Riguardo alla citata Diriyah Tennis Cup, vale la pena notare che l’esibizione milionaria è stata co-organizzata da RB Group di proprietà di Peter-Michael Reichel, anche membro del Board della WTA come uno dei quattro rappresentanti dei tornei, del quale ricordiamo le recenti indiscrezioni sulle possibili modifiche del calendario. Tornando invece alle Next Gen Finals, sembra che si pensi di trasformale, a partire dal 2025, in un evento combined, quindi con un parallelo torneo WTA. Se dovessero davvero partecipare le tenniste, altre questioni si solleverebbero spontaneamente.

“Quanto riportato sui diritti umani in Arabia Saudita è ben lontano dai fasti e dal fascino che il Paese sta cercando di proiettare al mondo” continua Wehbi. “Difensori dei diritti umani, attivisti per i diritti delle donne, giornalisti indipendenti, scrittori e attivisti nel Paese sono stati arbitrariamente trattenuti in custodia per il loro lavoro e hanno dovuto subire processi lunghi e ingiusti. Salma al-Shehab dell’Università di Leeds e madre di due bambini è stata condannata a 27 anni di prigione per accuse legate al terrorismo dopo un processo incredibilmente ingiusto per aver pubblicato alcuni tweet a sostegno dei diritti delle donne”.

Di tutt’altro avviso la posizione del governo saudita, che sostiene di aver fatto grandi passi avanti nel migliorare i diritti dei propri cittadini. Nel 2018 le donne possono guidare e dal 2021 viene loro permesso di vivere in modo indipendente senza il permesso degli uomini preposti alla loro custodia.

“Mentre queste riforme hanno un impatto positivo sulle donne, le autorità non hanno abolito il sistema di sorveglianza maschile, al contrario codificandolo in una legge scritta che mina alla base queste modeste conquiste” dice ancora Reina.

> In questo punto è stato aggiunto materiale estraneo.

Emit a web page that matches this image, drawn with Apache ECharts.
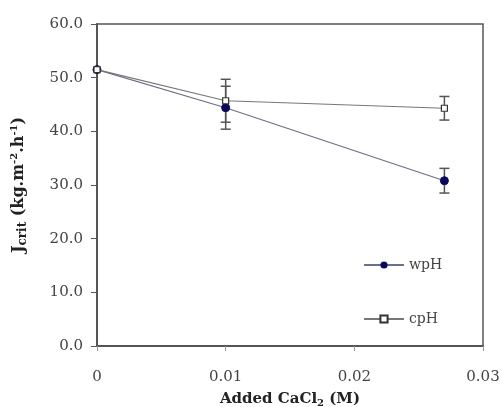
<!DOCTYPE html>
<html>
<head>
<meta charset="utf-8">
<script src="https://cdn.jsdelivr.net/npm/echarts@6/dist/echarts.min.js"></script>
<style>
  html, body { margin: 0; padding: 0; background: #fff; }
  #chart { width: 502px; height: 407px; }
</style>
</head>
<body>
<div id="chart"></div>
<script>
// added CaCl2 (M)
var caCl2 = [0, 0.01, 0.027];
// J crit values
var wpH = [51.5, 44.4, 30.8];
var cpH = [51.5, 45.7, 44.3];
// error bar half-widths
var wpHErr = [0, 4.0, 2.3];
var cpHErr = [0, 4.0, 2.2];
var yTicks = ['0.0', '10.0', '20.0', '30.0', '40.0', '50.0', '60.0'];

function pairs(xs, ys){
	var out = [];
	for (var i = 0; i < xs.length; i++) {
		out.push([xs[i], ys[i]]);
	}
	return out;
}

function errData(xs, ys, es){
	var out = [];
	for (var i = 0; i < xs.length; i++) {
		if (es[i] > 0) out.push([xs[i], ys[i] - es[i], ys[i] + es[i]]);
	}
	return out;
}

function errRender(params, api){
	var x = api.value(0);
	var lo = api.coord([x, api.value(1)]);
	var hi = api.coord([x, api.value(2)]);
	var w = 5;
	var st = { stroke: '#555', lineWidth: 1.5 };
	return {
		type: 'group',
		children: [
			{ type: 'line', shape: { x1: lo[0], y1: lo[1], x2: hi[0], y2: hi[1] }, style: st },
			{ type: 'line', shape: { x1: lo[0] - w, y1: lo[1], x2: lo[0] + w, y2: lo[1] }, style: st },
			{ type: 'line', shape: { x1: hi[0] - w, y1: hi[1], x2: hi[0] + w, y2: hi[1] }, style: st }
		]
	};
}

// the original figure is stretched sideways, DejaVu Serif is wide enough to match
var serif = '"DejaVu Serif", "Liberation Serif", serif';

var option = {
	animation: false,
	backgroundColor: '#fff',
	grid: {
		left: 97, right: 19, top: 24, bottom: 61,
		outerBoundsMode: 'none',
		containLabel: false,
		show: true, borderColor: '#555', borderWidth: 1.5
	},
	legend: {
		orient: 'vertical',
		left: 358,
		top: 253,
		itemGap: 40,
		itemWidth: 40,
		itemHeight: 9,
		textStyle: { fontFamily: serif, fontSize: 14, color: '#444' },
		data: ['wpH', 'cpH']
	},
	xAxis: {
		type: 'value',
		min: 0, max: 0.03, interval: 0.01,
		axisLine: { show: true, lineStyle: { color: '#555', width: 2 } },
		axisTick: { show: true, inside: false, length: 5, lineStyle: { color: '#999' } },
		splitLine: { show: false },
		axisLabel: {
			fontFamily: serif, fontSize: 15, color: '#444', margin: 24,
			formatter: function(v){ return v === 0 ? '0' : String(+v.toFixed(2)); }
		},
		name: 'Added CaCl{sub|2} (M)',
		nameLocation: 'middle',
		nameGap: 45,
		nameTextStyle: {
			fontFamily: serif, fontSize: 15, fontWeight: 'bold', color: '#222',
			rich: { sub: { fontFamily: serif, fontSize: 10, fontWeight: 'bold', color: '#222', padding: [7, 0, 0, 0] } }
		}
	},
	yAxis: {
		type: 'value',
		min: 0, max: 60, interval: 10,
		axisLine: { show: true, lineStyle: { color: '#555', width: 2 } },
		axisTick: { show: true, length: 6, lineStyle: { color: '#555' } },
		splitLine: { show: false },
		axisLabel: {
			fontFamily: serif, fontSize: 15, color: '#444', margin: 14,
			formatter: function(v){ return yTicks[Math.round(v / 10)]; }
		},
		name: 'J{sub|crit} (kg.m{sup|-2}.h{sup|-1})',
		nameLocation: 'middle',
		nameRotate: 90,
		nameGap: 68,
		nameTextStyle: {
			fontFamily: serif, fontSize: 16, fontWeight: 'bold', color: '#222',
			rich: {
				sub: { fontFamily: serif, fontSize: 12, fontWeight: 'bold', color: '#222', padding: [8, 0, 0, 0] },
				sup: { fontFamily: serif, fontSize: 10, fontWeight: 'bold', color: '#222', padding: [0, 0, 9, 0] }
			}
		}
	},
	series: [
		{
			name: 'wpH',
			type: 'line',
			data: pairs(caCl2, wpH),
			symbol: 'circle',
			symbolSize: 8,
			itemStyle: { color: '#0a0a5c', borderColor: '#0a0a5c' },
			lineStyle: { color: '#6b7088', width: 1.2 },
			z: 3
		},
		{
			name: 'cpH',
			type: 'line',
			data: pairs(caCl2, cpH),
			symbol: 'rect',
			symbolSize: 6,
			itemStyle: { color: '#fff', borderColor: '#333', borderWidth: 1.2 },
			lineStyle: { color: '#777', width: 1.2 },
			z: 4
		},
		{
			name: 'wpH err',
			type: 'custom',
			renderItem: errRender,
			data: errData(caCl2, wpH, wpHErr),
			z: 2
		},
		{
			name: 'cpH err',
			type: 'custom',
			renderItem: errRender,
			data: errData(caCl2, cpH, cpHErr),
			z: 2
		}
	]
};

var chart = echarts.init(document.getElementById('chart'));
chart.setOption(option);
</script>
</body>
</html>
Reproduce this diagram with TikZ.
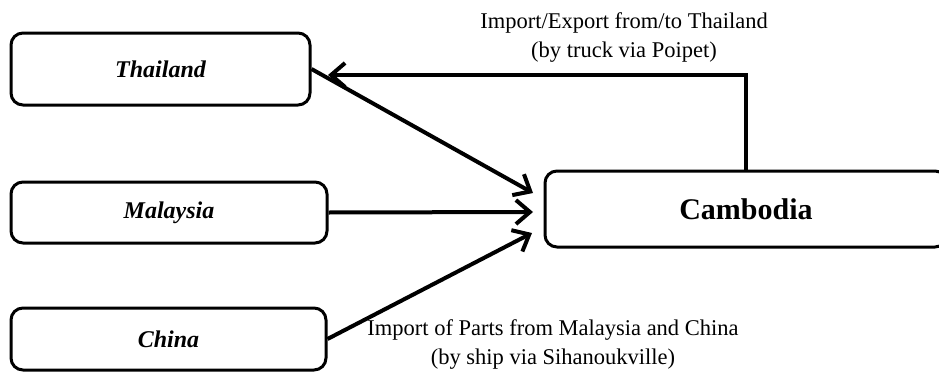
\documentclass[tikz,border=0pt]{standalone}
\usepackage{fontspec}
\setmainfont{Liberation Serif}
\usetikzlibrary{arrows.meta}
\begin{document}
\begin{tikzpicture}[x=1pt,y=-1pt,
  country/.style={draw,line width=3pt,rounded corners=12pt,inner sep=0pt,
    font=\fontsize{24}{28}\selectfont\bfseries\itshape},
  flow/.style={line width=4pt,-{Straight Barb[length=14pt,width=24pt,line width=4pt]}},
  caption/.style={align=center,font=\fontsize{22.5}{29}\selectfont}]
\useasboundingbox (0,0) rectangle (939,372);

% trading partners
\node[country,minimum width=299pt,minimum height=72pt] (thai) at (160.5,69) {Thailand};
\node[country,minimum width=316pt,minimum height=61pt] (malay) at (169,212.5) {Malaysia};
\node[country,minimum width=315pt,minimum height=62pt] (china) at (168.5,339) {China};

% destination
\node[country,minimum width=402pt,minimum height=76pt,
  font=\fontsize{30}{34}\selectfont\bfseries] (camb) at (746,209) {Cambodia};

% arrow tips in front of Cambodia
\coordinate (tipT) at (533,193);
\coordinate (tipM) at (533,212);
\coordinate (tipC) at (532,233);
\coordinate (tipR) at (328,75);

\draw[flow] (thai.east) -- (tipT);
\draw[flow] (malay.east) -- (tipM);
\draw[flow] (china.east) -- (tipC);
\draw[flow] (camb.north) |- (tipR);

% route labels
\node[caption] (lblTop) at (624,38) {Import/Export from/to Thailand\\(by truck via Poipet)};
\node[caption] (lblBot) at (553,345) {Import of Parts from Malaysia and China\\(by ship via Sihanoukville)};
\end{tikzpicture}
\end{document}
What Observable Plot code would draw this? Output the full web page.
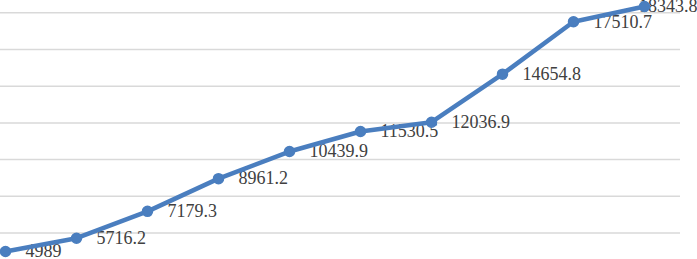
<!DOCTYPE html>
<html>
<head>
<meta charset="utf-8">
<script src="https://cdn.jsdelivr.net/npm/d3@7"></script>
<script src="https://cdn.jsdelivr.net/npm/@observablehq/plot@0.6"></script>
<style>
html,body{margin:0;padding:0;background:#fff;}
svg text{font-family:"Liberation Serif","Times New Roman",serif !important;}
</style>
</head>
<body>
<div id="chart"></div>
<script>
const categories = [1, 2, 3, 4, 5, 6, 7, 8, 9, 10];
const values = [4989, 5716.2, 7179.3, 8961.2, 10439.9, 11530.5, 12036.9, 14654.8, 17510.7, 18343.8];
const gridTicks = [6000, 8000, 10000, 12000, 14000, 16000, 18000];

const data = categories.map((c, i) => ({c, v: values[i], last: i === categories.length - 1}));
const blue = "#4a7ebf";
const serif = "Liberation Serif";

const chart = Plot.plot({
  width: 697,
  height: 259,
  marginLeft: 0,
  marginRight: 17,
  marginTop: 0,
  marginBottom: 0,
  x: {type: "linear", domain: [1, 10], range: [5, 644], axis: null},
  y: {domain: [4556, 18670], axis: null},
  style: {fontFamily: serif, background: "#fff"},
  marks: [
    Plot.ruleY(gridTicks, {stroke: "#d9d9d9", strokeWidth: 1.5}),
    Plot.text(data.filter(d => !d.last), {x: "c", y: "v", text: d => String(d.v), textAnchor: "start", dx: 20, dy: 0, fontSize: 18, fontFamily: serif, fill: "#404040"}),
    Plot.text(data.filter(d => d.last), {x: "c", y: "v", text: d => String(d.v), textAnchor: "end", dx: 53, dy: 0, fontSize: 18, fontFamily: serif, fill: "#404040"}),
    Plot.line(data, {x: "c", y: "v", stroke: blue, strokeWidth: 4.5}),
    Plot.dot(data, {x: "c", y: "v", r: 5, fill: blue, stroke: blue})
  ]
});
document.getElementById("chart").append(chart);
</script>
</body>
</html>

Un altro aspetto che desta preoccupazione riguarda i diritti delle persone LGBT e, nella sezione FAQ del sito dell’Autorità Saudita del Turismo, alla domanda se i visitatori LGBT siano benvenuti, si legge che “tutti possono tranquillamente visitare l’Arabia Saudita e non viene chiesto di rivelare dettagli personali di questo tipo”.
“Se da un lato non ci sono pene codificate per le relazioni omosessuali, sono rigidamente proibite dalla Shari’a (la legge islamica). La comunità LGBT saudita si auto-censura, le persone LGBTQ non si identificano pubblicamente come tale e lo Stato non dedica loro alcun tipo di protezione” dice Reina.

“Amnesty International non chiede a giocatori o cantanti di boicottare un evento” chiarisce Wehbi. “Tuttavia, chiediamo loro di non lasciare che l’Arabia Saudita usi la loro presenza nel Paese come uno stratagemma per le pubbliche relazioni. Facciamo un appello perché non rimangano in silenzio e usino la loro influenza e la loro fama per parlare apertamente delle vittime delle violazioni dei diritti umani ed esortino al rispetto e alla salvaguardia dei diritti umani ovunque si trovino” conclude Reina.